新春インタビュー 増田寬也 日本郵政社長
――地方創生に小規模な郵便局をどのように生かされたいとお考えですか。
増田社長 「令和6年能登半島地震」のお見舞いを申し上げます。地方創生の取り組みは自治体とさまざまな協力関係を構築すべく、昨年10月時点で45都道府県1450市町村と包括連携協定を締結した。
郵便局は全国津々浦々に設置しているが、小規模局が多く存在する地方では過疎化が進んでいる地域が多く、自治体の支所が廃止される一方で、急速なデジタル社会の進展への対応等さまざまな課題を抱えている。
連携協定を基盤に自治体との関係を強化しながら、地域経済の活性化や安心・安全な暮らしの実現に取り組んでいる。住民票の写しや印鑑登録証明書等の公的証明書の交付、プレミアム付き商品券の販売、マイナンバーカード関連事務等、自治体からいろいろな事務を受託するほか、タブレット端末を郵便局の窓口に設置し、地域住民と自治体職員をテレビ電話でつなぎ行政相談に関する支援を行うなど、あらゆる人がデジタル技術を利用できる環境を確保し、お客さまサービス提供価値の向上を図っている。
局窓口を通じて、自治体が近くにないお客さまの利便性を向上させることはもちろん、地域に身近な存在で、社員に気軽に声を掛けやすい郵便局の特性も生かしながらお役に立っていきたい。
中計見直しに〝人的資本〟を
――中計見直しで最も力を入れている部分とは。不動産事業への投資と今後の計画をお教えください。

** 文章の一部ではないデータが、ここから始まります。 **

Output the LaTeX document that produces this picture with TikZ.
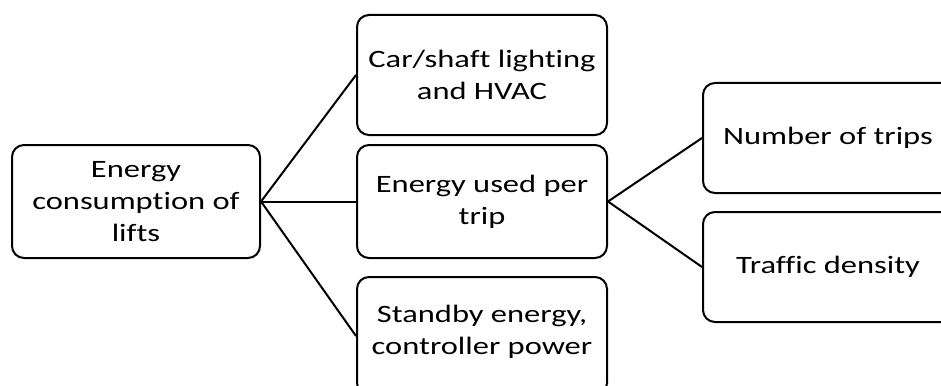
\documentclass[tikz,border=0pt]{standalone}
\usepackage{fontspec}
\setmainfont{Carlito}[FakeStretch=1.3, Ligatures={NoCommon}]
\begin{document}
\begin{tikzpicture}[x=1pt,y=-1pt,
	box/.style={draw, fill=white, rounded corners=12pt, line width=2pt, align=center, inner sep=0pt, font=\fontsize{25}{32}\selectfont},
	link/.style={line width=2pt}]
		\useasboundingbox (0,0) rectangle (941,385);
		\clip (0,0) rectangle (941,385);

		\node[box, minimum width=248pt, minimum height=113pt] (lifts) at (136,201.5) {Energy\\consumption of\\lifts};

		\node[box, minimum width=250pt, minimum height=120pt] (hvac) at (482,75) {Car/shaft lighting\\and HVAC};
		\node[box, minimum width=250pt, minimum height=113pt] (pertrip) at (482,201.5) {Energy used per\\trip};
		\node[box, minimum width=250pt, minimum height=118pt, text depth=12pt] (standby) at (482,336) {Standby energy,\\controller power};

		\node[box, minimum width=250pt, minimum height=110pt] (trips) at (828,138) {Number of trips};
		\node[box, minimum width=250pt, minimum height=110pt] (density) at (828,267) {Traffic density};

		\draw[link] (lifts.east) -- (hvac.west);
		\draw[link] (lifts.east) -- (pertrip.west);
		\draw[link] (lifts.east) -- (standby.west);
		\draw[link] (pertrip.east) -- (trips.west);
		\draw[link] (pertrip.east) -- (density.west);

	\end{tikzpicture}
\end{document}
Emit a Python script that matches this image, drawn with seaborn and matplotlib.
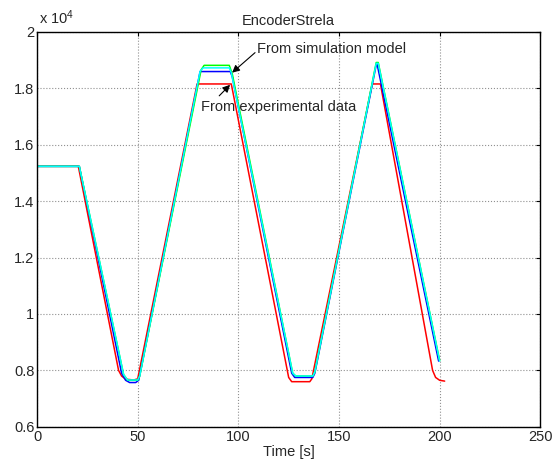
import numpy as np
import pandas as pd
import matplotlib
matplotlib.use("Agg")
import matplotlib.pyplot as plt
import seaborn as sns

# Encoder readings (counts), breakpoints of each trace
red_t = [0, 20.5, 40.5, 42, 44, 48, 50, 79.5, 96.5, 125, 126.5, 135.5, 136.5, 166.5, 170.6, 196.5, 198, 200, 202.5]
red_y = [15230, 15230, 8000, 7800, 7690, 7660, 7700, 18150, 18150, 7750, 7600, 7600, 7700, 18150, 18150, 8000, 7750, 7650, 7620]

blue_t = [0, 21, 42, 44, 46, 49, 50.5, 81, 96, 97, 126.5, 128, 137, 138, 168.5, 169, 199.5]
blue_y = [15230, 15230, 7900, 7650, 7570, 7570, 7650, 18590, 18590, 18400, 7900, 7750, 7750, 7900, 18830, 18830, 8330]

green_t = [0, 21, 43, 45, 50, 51, 81.5, 83, 95.5, 97, 127, 128.5, 137, 138, 168.5, 169.5, 200]
green_y = [15230, 15230, 7850, 7650, 7650, 7800, 18650, 18810, 18810, 18500, 7900, 7800, 7800, 7950, 18910, 18910, 8350]

cyan_t = [0, 21, 43, 45, 50, 51, 81, 82.5, 95.5, 96.5, 127, 128.5, 137, 138, 168.5, 169.5, 200]
cyan_y = [15230, 15230, 7850, 7660, 7660, 7800, 18600, 18720, 18720, 18550, 7900, 7800, 7800, 7950, 18880, 18880, 8330]

series = [("experiment", red_t, red_y, "#ff0000"),
          ("model blue", blue_t, blue_y, "#0000ff"),
          ("model green", green_t, green_y, "#00ff00"),
          ("model cyan", cyan_t, cyan_y, "#00ffff")]

x_ticks = [0, 50, 100, 150, 200, 250]
y_ticks = [6000, 8000, 10000, 12000, 14000, 16000, 18000, 20000]
y_labels = ["0.6", "0.8", "1", "1.2", "1.4", "1.6", "1.8", "2"]

sns.set_theme(style="white")
plt.rcParams["font.family"] = ["Liberation Sans", "DejaVu Sans"]
plt.rcParams["mathtext.fontset"] = "custom"
plt.rcParams["mathtext.rm"] = "Liberation Sans"
plt.rcParams["mathtext.it"] = "Liberation Sans"

fs = 10.5

fig = plt.figure(figsize=(5.53, 4.67), dpi=100)
ax = fig.add_axes([0.067, 0.086, 0.91, 0.846])

for name, t, y, color in series:
    df = pd.DataFrame({"t": t, "y": y})
    sns.lineplot(data=df, x="t", y="y", ax=ax, color=color, linewidth=1.1,
                 sort=False, estimator=None, legend=False)

ax.set_xlim(0, 250)
ax.set_ylim(6000, 20000)
ax.set_xticks(x_ticks)
ax.set_xticklabels([str(v) for v in x_ticks])
ax.set_yticks(y_ticks)
ax.set_yticklabels(y_labels)
ax.tick_params(direction="in", length=3, width=0.8, labelsize=fs, color="black",
               top=True, right=True, pad=2)
ax.grid(True, color="#909090", linestyle=":", linewidth=0.8)
for sp in ax.spines.values():
    sp.set_color("black")
    sp.set_linewidth(1.0)

ax.set_xlabel("Time [s]", fontsize=fs, labelpad=1)
ax.set_ylabel("")
ax.set_title("EncoderStrela", fontsize=fs, pad=5)
ax.text(0.003, 1.012, r"x 10$^{4}$", transform=ax.transAxes, fontsize=fs,
        ha="left", va="bottom")

arrow = dict(arrowstyle="-|>", color="black", lw=0.8, mutation_scale=11,
             shrinkA=0, shrinkB=0)
ax.annotate("", xy=(96.9, 18550), xytext=(108.3, 19260), arrowprops=arrow)
ax.annotate("", xy=(95.9, 18120), xytext=(90.5, 17730), arrowprops=arrow)
ax.text(109.5, 19400, "From simulation model", fontsize=fs, ha="left", va="center")
ax.text(81.4, 17350, "From experimental data", fontsize=fs, ha="left", va="center")

fig.savefig("out.png", dpi=100)
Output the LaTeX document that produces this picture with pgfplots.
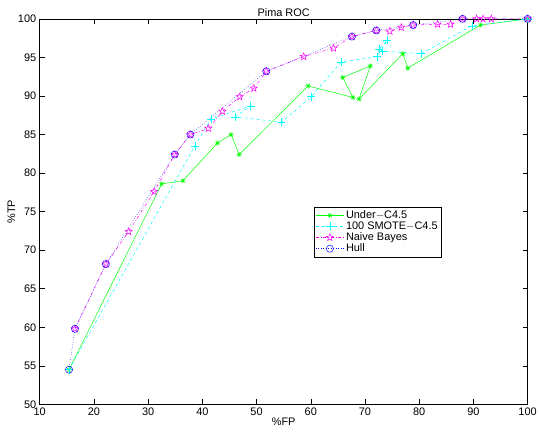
\documentclass[border=0pt]{standalone}
\usepackage{fontspec}
\setmainfont{Liberation Sans}
\usepackage{pgfplots}
\pgfplotsset{compat=1.18}
\definecolor{mgreen}{RGB}{0,255,0}
\definecolor{mcyan}{RGB}{0,255,255}
\definecolor{mmag}{RGB}{255,0,255}
\definecolor{mblue}{RGB}{0,0,255}
\pgfdeclareplotmark{pentagram}{%
  \pgfpathmoveto{\pgfqpointpolar{90}{\pgfplotmarksize}}%
  \pgfpathlineto{\pgfqpointpolar{126}{0.42\pgfplotmarksize}}%
  \pgfpathlineto{\pgfqpointpolar{162}{\pgfplotmarksize}}%
  \pgfpathlineto{\pgfqpointpolar{198}{0.42\pgfplotmarksize}}%
  \pgfpathlineto{\pgfqpointpolar{234}{\pgfplotmarksize}}%
  \pgfpathlineto{\pgfqpointpolar{270}{0.42\pgfplotmarksize}}%
  \pgfpathlineto{\pgfqpointpolar{306}{\pgfplotmarksize}}%
  \pgfpathlineto{\pgfqpointpolar{342}{0.42\pgfplotmarksize}}%
  \pgfpathlineto{\pgfqpointpolar{18}{\pgfplotmarksize}}%
  \pgfpathlineto{\pgfqpointpolar{54}{0.42\pgfplotmarksize}}%
  \pgfpathclose
  \pgfusepathqstroke}
\pgfdeclareplotmark{mstar}{%
  \pgfpathmoveto{\pgfqpoint{-\pgfplotmarksize}{0pt}}\pgfpathlineto{\pgfqpoint{\pgfplotmarksize}{0pt}}%
  \pgfpathmoveto{\pgfqpoint{0pt}{-\pgfplotmarksize}}\pgfpathlineto{\pgfqpoint{0pt}{\pgfplotmarksize}}%
  \pgfpathmoveto{\pgfqpoint{-0.707\pgfplotmarksize}{-0.707\pgfplotmarksize}}\pgfpathlineto{\pgfqpoint{0.707\pgfplotmarksize}{0.707\pgfplotmarksize}}%
  \pgfpathmoveto{\pgfqpoint{-0.707\pgfplotmarksize}{0.707\pgfplotmarksize}}\pgfpathlineto{\pgfqpoint{0.707\pgfplotmarksize}{-0.707\pgfplotmarksize}}%
  \pgfusepathqstroke}
\begin{document}
\begin{tikzpicture}
\begin{axis}[
  scale only axis,
  width=491pt, height=388pt,
  xmin=10, xmax=100, ymin=50, ymax=100,
  xtick={10,20,...,100}, ytick={50,55,...,100},
  tick align=inside,
  major tick length=5pt,
  tick style={black, line width=0.5pt},
  axis line style={black, line width=0.6pt},
  font=\fontsize{11}{13}\selectfont,
  /pgf/number format/assume math mode=true,
  title={Pima ROC},
  title style={yshift=-7pt},
  xlabel={\%FP}, ylabel={\%TP},
  xlabel style={yshift=5pt},
  ylabel style={yshift=-4pt},
  legend style={at={(axis cs:60.6,75.6)}, anchor=north west, draw=black, fill=white,
    font=\fontsize{11}{12}\selectfont, inner sep=1.5pt, row sep=-2.2pt,
    /tikz/every even column/.append style={column sep=2pt}},
  legend cell align=left,
  legend image code/.code={\draw[mark repeat=2,mark phase=2,#1] plot coordinates {(0pt,0pt)(14pt,0pt)(28pt,0pt)};},
]
\addplot[mgreen, line width=0.5pt, mark=mstar, mark size=2.6pt] coordinates {
 (15.4,54.5)(32.5,78.6)(36.4,79.0)(42.8,83.9)(45.3,85.0)(46.8,82.4)(59.5,91.3)
 (67.8,89.8)(65.9,92.4)(71.0,93.9)(68.9,89.6)(77.0,95.5)(77.9,93.6)(91.3,99.2)(100,100)};
\addlegendentry{Under$-$C4.5}
\addplot[mcyan, line width=0.5pt, dashed, mark=+, mark size=4pt, mark options={solid}] coordinates {
 (15.4,54.5)(38.6,83.5)(41.6,87.0)(48.9,88.7)(46.1,87.3)(54.6,86.6)(60.1,89.9)
 (65.6,94.4)(72.2,95.1)(74.1,97.2)(72.6,96.1)(73.2,95.8)(80.4,95.5)(89.7,99.1)(100,100)};
\addlegendentry{100 SMOTE$-$C4.5}
\addplot[mmag, line width=0.5pt, dash dot, mark=pentagram, mark size=3.8pt, mark options={solid}] coordinates {
 (16.5,59.8)(22.2,68.2)(26.4,72.4)(31.1,77.6)(34.9,82.4)(37.8,85.0)(41.1,85.8)(43.7,88.0)
 (46.9,89.9)(49.5,91.0)(51.8,93.2)(58.7,95.1)(64.2,96.2)(67.6,97.7)(72.1,98.5)(74.6,98.4)
 (76.7,98.9)(78.9,99.2)(83.4,99.3)(85.8,99.3)(88.0,100)(90.6,100)(91.8,100)(93.3,100)(100,100)};
\addlegendentry{Naive Bayes}
\addplot[mblue, line width=0.5pt, dotted, mark=o, mark size=3.6pt, mark options={solid}] coordinates {
 (15.4,54.5)(16.5,59.8)(22.2,68.2)(34.9,82.4)(37.8,85.0)(51.8,93.2)(67.6,97.7)(72.1,98.5)
 (78.9,99.2)(88.0,100)(100,100)};
\addlegendentry{Hull}
\coordinate (sw) at (rel axis cs:0,0);
\coordinate (ne) at (rel axis cs:1,1);
\end{axis}
\path ([xshift=-40pt,yshift=-27pt]sw) rectangle ([xshift=9pt,yshift=19pt]ne);
\end{tikzpicture}
\end{document}
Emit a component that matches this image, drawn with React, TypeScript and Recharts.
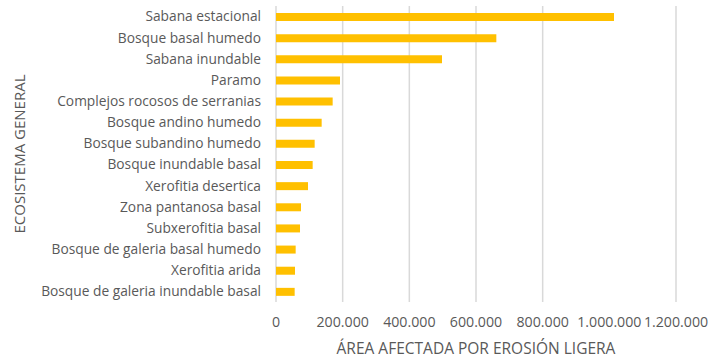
import { BarChart, Bar, XAxis, YAxis, CartesianGrid } from 'recharts'

const ecosistemas = [
  'Sabana estacional',
  'Bosque basal humedo',
  'Sabana inundable',
  'Paramo',
  'Complejos rocosos de serranias',
  'Bosque andino humedo',
  'Bosque subandino humedo',
  'Bosque inundable basal',
  'Xerofitia desertica',
  'Zona pantanosa basal',
  'Subxerofitia basal',
  'Bosque de galeria basal humedo',
  'Xerofitia arida',
  'Bosque de galeria inundable basal'
]

const areaErosionLigera = [
  1014000, 661000, 498000, 192000, 170000, 137000, 116000, 110000, 96000, 75000,
  72000, 59000, 57000, 56000
]

const xTicks = [0, 200000, 400000, 600000, 800000, 1000000, 1200000]

const data = ecosistemas.map((name, i) => ({ name, area: areaErosionLigera[i] }))

const fmt = (v: number) => String(v).replace(/\B(?=(\d{3})+(?!\d))/g, '.')

const font = '"Open Sans", sans-serif'
const grey = '#595959'

export default function App() {
  return (
    <div style={{ position: 'absolute', left: 0, top: 0, fontFamily: font }}>
      <BarChart
        width={711}
        height={359}
        data={data}
        layout="vertical"
        margin={{ top: 6, right: 35, bottom: 0, left: 0 }}
      >
        <CartesianGrid horizontal={false} stroke="#d9d9d9" strokeWidth={1.5} />
        <XAxis
          type="number"
          domain={[0, 1200000]}
          ticks={xTicks}
          tickFormatter={fmt}
          axisLine={false}
          tickLine={false}
          tickSize={0}
          tickMargin={15}
          height={57}
          tick={{ fill: grey, fontSize: 14.2, fontFamily: font }}
          label={{
            value: 'ÁREA AFECTADA POR EROSIÓN LIGERA',
            position: 'insideBottom',
            offset: 5,
            fill: grey,
            fontSize: 15.5,
            fontFamily: font
          }}
        />
        <YAxis
          type="category"
          dataKey="name"
          width={276}
          axisLine={false}
          tickLine={false}
          tickSize={0}
          tickMargin={15}
          interval={0}
          tick={{ fill: grey, fontSize: 13.75, fontFamily: font }}
          label={{
            value: 'ECOSISTEMA GENERAL',
            angle: -90,
            position: 'insideLeft',
            offset: 20,
            style: { textAnchor: 'middle' },
            fill: grey,
            fontSize: 15,
            fontFamily: font
          }}
        />
        <Bar dataKey="area" fill="#ffc000" barSize={8} isAnimationActive={false} />
      </BarChart>
    </div>
  )
}
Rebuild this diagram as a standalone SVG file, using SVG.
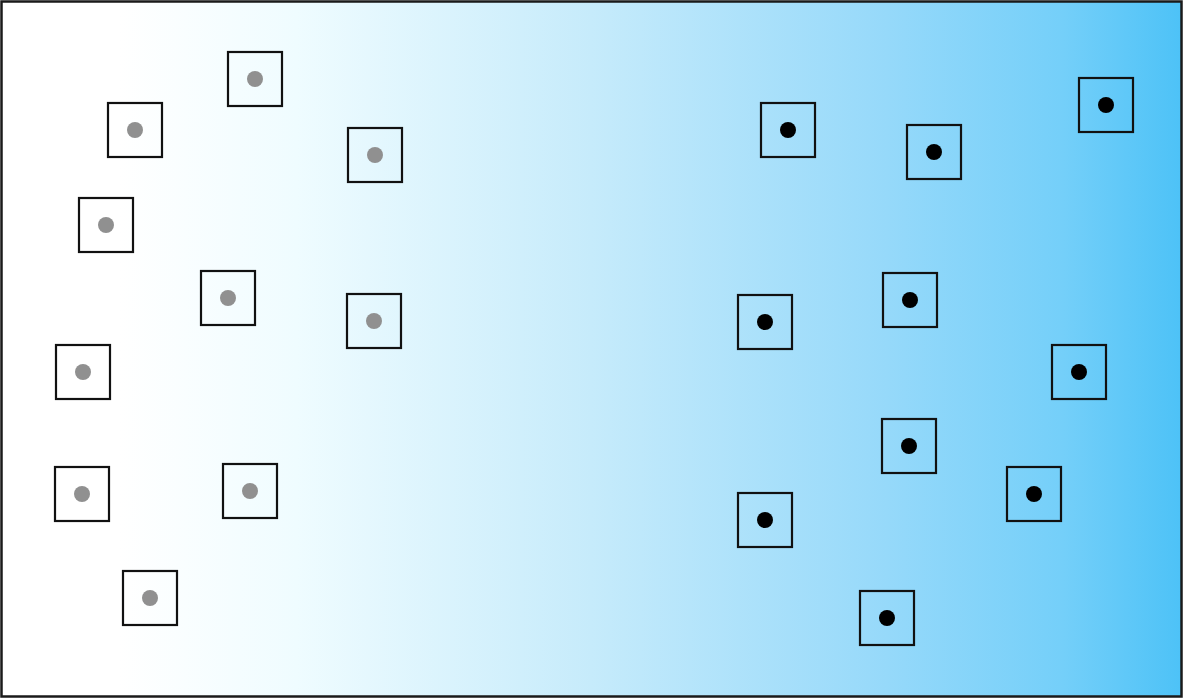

増田社長 グループ中期経営計画「JPビジョン2025」は、昨今の激しい環境変化に対応し、新たなステージに進む。
お客さまと地域を支える「共創プラットフォーム」などの基本コンセプトはそのままに、郵便・物流事業、銀行業、生命保険業といったコア事業のみならず、デジタルトランスフォーメーション、人材・人的資本経営、サステナビリティとグループガバナンスなど幅広い観点から、見直しを進めている。
不動産事業は昨年11月に麻布台ヒルズ森JPタワーが開業し、今年はいよいよJPタワー大阪(KITTE大阪)が竣工・開業予定だ。経営基盤を支える収益の柱の一つに成長させるため、グループ保有不動産の開発とグループ外収益物件の取得等にも取り組んでいる。不動産事業への投資と計画は、建設費の高騰等の環境変化を踏まえ、中計見直しの中でしっかりと検討する。
――公共性と収益性の両立については。
増田社長 人口減少やデジタル化の進展などに伴い、地域から撤退する事業者がさらに増えていく中で、お客さまや地域が郵便局に期待する役割は、ますます大きくなる。
日本郵政グループは郵便局ネットワークを生かし、既存のユニバーサルサービスに加えて、自治体の行政事務やマイナンバーカード関連事務などの公共サービスを取り込みつつ、グループ外のさまざまな企業との連携を通じた新しい商品・サービスを提供し、より収益性を向上させることで、公共性と収益性の両立と拡大を図っていきたい。